▸ **Instructions for the task**:
Copy the first line of the material below and every later line through the line containing "import plotly.graph_objects as go", without any other output.

▸ **Recorded information**:
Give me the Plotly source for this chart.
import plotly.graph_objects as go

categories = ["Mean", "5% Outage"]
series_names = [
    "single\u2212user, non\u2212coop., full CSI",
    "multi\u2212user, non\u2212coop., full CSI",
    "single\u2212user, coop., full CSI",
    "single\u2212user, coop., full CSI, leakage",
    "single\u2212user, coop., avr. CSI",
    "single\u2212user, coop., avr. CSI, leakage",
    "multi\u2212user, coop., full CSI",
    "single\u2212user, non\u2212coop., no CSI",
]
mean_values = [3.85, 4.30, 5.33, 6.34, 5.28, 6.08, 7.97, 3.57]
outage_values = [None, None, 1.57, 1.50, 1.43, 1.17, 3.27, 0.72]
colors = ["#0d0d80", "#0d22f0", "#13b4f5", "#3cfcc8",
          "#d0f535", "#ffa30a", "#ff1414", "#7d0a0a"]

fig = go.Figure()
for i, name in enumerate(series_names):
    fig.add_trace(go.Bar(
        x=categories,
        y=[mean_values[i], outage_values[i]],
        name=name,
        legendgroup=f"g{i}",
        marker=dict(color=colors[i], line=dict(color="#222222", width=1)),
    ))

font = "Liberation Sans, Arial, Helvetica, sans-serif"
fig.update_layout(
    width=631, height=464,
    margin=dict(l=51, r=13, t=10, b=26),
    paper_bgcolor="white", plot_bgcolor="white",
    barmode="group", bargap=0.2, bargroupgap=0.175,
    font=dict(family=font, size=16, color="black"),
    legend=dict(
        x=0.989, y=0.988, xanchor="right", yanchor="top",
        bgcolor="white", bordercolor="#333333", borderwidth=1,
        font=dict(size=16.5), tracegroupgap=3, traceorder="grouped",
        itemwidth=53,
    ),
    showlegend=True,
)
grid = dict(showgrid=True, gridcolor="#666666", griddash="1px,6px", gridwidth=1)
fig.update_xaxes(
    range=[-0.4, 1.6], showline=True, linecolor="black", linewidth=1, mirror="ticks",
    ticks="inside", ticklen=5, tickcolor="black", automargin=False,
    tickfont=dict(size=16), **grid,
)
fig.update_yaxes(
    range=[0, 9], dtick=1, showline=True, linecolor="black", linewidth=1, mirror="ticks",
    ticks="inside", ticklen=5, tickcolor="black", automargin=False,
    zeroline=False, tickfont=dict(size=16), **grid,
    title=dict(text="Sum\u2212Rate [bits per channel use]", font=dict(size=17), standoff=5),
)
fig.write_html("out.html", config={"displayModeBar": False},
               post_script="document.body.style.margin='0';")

▸ **Result of this exercise**:
Give me the Plotly source for this chart.
import plotly.graph_objects as go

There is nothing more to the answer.